Par ailleurs, il faut signaler que l'arabe a des
consonnes dites « emphatiques », c'est-à-dire pharyngalisées : ṣ (ص),
ḍ (ض), ṭ (ط), et le relativement rare ẓ (ظ), qui sont prononcés un
peu mais pas exactement comme si la lettre non-emphatique
correspondante était suivie d'un petit ʕayn. (Un peu à la manière
dont le ‘gn’ français, ou ‘n’ « mouillé », est un peu comme
un ‘n’ suivi d'un [j] et le ‘gli’ italien ou ‘l’ « mouillé » —
dans famiglia
par exemple — est un peu
comme un ‘l’ suivi d'un [j] : en fait, cette « mouillure » est
une palatalisation, ou articulation secondaire d'un [j] par
rapprochement de la langue du palais, et la pharyngalisation est, de
même, un rapprochement de l'arrière de la langue vers l'arrière de la
gorge comme quand on prononce [ʕ].) En phonétique, on note ça [sˤ],
[dˤ], etc. (avec un ‘ʕ’ en exposant). Je ne sais pas, d'ailleurs, si
ces consonnes emphatiques viennent ou non d'une combinaison consonne +
ʕayn.
Toujours est-il que je déteste les transcriptions qui font purement et simplement disparaître ces consonnes essentielles : je sais que j'ai déjà ranté à ce sujet, mais il me semble essentiel de ne pas massacrer les mots étrangers (surtout quand ils sont relativement peu acclimatés au français, c'est-à-dire pas encore totalement importés/naturalisés). Surtout que si on utilise la transcription par ‘ʾ’ et ‘ʿ’, les gens qui ignorent la langue vont de toute façon sauter ces signes et ne pas être gênés par eux (les ‘ʔ’ et ‘ʕ’ peuvent être plus gênants, je ne les utilise ici que parce que je ne parle pas que de l'arabe mais aussi de leur phonétique).

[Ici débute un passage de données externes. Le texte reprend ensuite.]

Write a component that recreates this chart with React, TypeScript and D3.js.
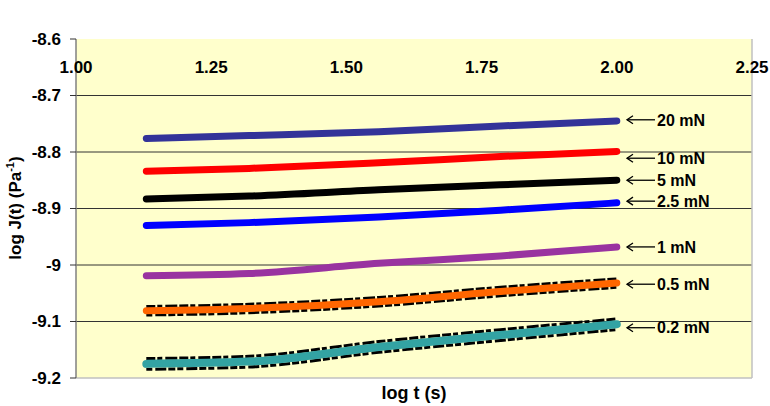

Quant à l'hébreu, il a bien les deux lettres ʔalif (enfin, en
hébreu, ʔalef), א, et ʕayn (ʕayin), ע : apparemment, à l'époque
biblique, elles pouvaient bien être prononcées [ʔ] et [ʕ], mais il y a
une subtilité, c'est qu'elles représentent chacune la fusion de deux
lettres proto-sémitiques (restées distinctes en arabe), à savoir les
pharygo-laryngales que j'ai décrites, et des analogues uvulaires, [χ]
(le ‘ch’ dur de l'allemand, dans Bach
, par
exemple, ou le ‘ẖ’/خ arabe) et [ʁ] (en gros le ‘r’ standard du
français, ou le ‘ġ’/غ arabe), et donc les deux prononciations étaient
possibles pour chacune des deux lettres ([ʔ] ou [χ] pour ʔalef, et [ʕ]

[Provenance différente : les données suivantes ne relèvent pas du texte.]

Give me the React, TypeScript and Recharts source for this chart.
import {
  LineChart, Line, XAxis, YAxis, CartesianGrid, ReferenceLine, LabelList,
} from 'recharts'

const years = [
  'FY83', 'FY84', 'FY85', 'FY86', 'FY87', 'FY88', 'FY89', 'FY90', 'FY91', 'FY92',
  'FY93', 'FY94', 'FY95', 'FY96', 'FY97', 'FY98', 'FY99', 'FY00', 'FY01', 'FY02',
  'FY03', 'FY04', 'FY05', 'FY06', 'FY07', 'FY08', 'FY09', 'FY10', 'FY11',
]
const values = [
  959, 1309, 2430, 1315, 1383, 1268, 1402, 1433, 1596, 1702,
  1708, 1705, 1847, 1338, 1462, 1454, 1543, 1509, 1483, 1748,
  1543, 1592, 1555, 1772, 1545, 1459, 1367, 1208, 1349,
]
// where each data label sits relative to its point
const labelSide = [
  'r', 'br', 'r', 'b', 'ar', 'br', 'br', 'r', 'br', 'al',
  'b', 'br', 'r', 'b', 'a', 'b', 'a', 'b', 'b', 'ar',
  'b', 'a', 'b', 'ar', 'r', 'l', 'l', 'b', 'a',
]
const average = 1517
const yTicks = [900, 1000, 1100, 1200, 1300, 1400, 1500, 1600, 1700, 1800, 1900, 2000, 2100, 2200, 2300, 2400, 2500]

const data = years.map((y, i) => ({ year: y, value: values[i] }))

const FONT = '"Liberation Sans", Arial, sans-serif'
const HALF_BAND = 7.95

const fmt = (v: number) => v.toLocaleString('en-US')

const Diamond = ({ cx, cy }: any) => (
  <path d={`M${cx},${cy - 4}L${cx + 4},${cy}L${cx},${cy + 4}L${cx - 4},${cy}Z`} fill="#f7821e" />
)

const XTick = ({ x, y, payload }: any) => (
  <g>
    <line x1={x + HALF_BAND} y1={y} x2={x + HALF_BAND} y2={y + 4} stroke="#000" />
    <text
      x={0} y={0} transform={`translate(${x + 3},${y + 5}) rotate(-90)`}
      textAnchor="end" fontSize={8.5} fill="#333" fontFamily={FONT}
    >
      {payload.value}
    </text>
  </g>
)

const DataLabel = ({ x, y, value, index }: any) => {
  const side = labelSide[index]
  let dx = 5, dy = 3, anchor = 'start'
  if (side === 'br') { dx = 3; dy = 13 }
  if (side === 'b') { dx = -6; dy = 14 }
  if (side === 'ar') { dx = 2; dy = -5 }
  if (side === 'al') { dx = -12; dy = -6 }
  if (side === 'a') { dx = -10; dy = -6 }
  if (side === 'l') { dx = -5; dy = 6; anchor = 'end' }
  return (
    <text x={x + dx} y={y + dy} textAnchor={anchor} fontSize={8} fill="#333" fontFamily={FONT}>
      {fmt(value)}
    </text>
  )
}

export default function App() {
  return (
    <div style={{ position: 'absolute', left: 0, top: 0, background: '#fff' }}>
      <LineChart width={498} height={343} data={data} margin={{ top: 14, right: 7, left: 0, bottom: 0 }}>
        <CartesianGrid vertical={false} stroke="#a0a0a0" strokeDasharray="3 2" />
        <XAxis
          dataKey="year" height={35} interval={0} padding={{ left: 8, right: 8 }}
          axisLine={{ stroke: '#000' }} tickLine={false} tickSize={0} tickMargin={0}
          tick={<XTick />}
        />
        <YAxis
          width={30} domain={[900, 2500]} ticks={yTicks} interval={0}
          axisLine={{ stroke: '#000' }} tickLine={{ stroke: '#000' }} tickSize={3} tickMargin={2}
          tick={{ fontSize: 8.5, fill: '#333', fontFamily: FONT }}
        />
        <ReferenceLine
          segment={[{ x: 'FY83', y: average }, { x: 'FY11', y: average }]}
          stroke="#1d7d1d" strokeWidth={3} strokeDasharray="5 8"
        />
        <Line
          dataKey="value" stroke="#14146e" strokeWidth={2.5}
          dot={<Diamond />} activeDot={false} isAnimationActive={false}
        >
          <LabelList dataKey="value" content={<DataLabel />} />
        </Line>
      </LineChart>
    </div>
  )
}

ou [ʁ] pour ʕayin). La prononciation moderne de l'hébreu est
relativement artificielle puisqu'elle résulte d'une synthèse de
différentes traditions sur la façon de prononcer l'hébreu biblique, et
comme les héritiers de certaines de ces traditions parlaient des
langues très éloignées (par exemple le yiddish, qui est germanique),
il n'est pas surprenant que la prononciation s'en soit ressentie : je
crois comprendre que la plupart des locuteurs, au moins d'accent
« non-oriental », de l'hébreu moderne prononcent ʔalef et ʕayin de la
même façon — comme un coup de glotte, voire, pas du tout.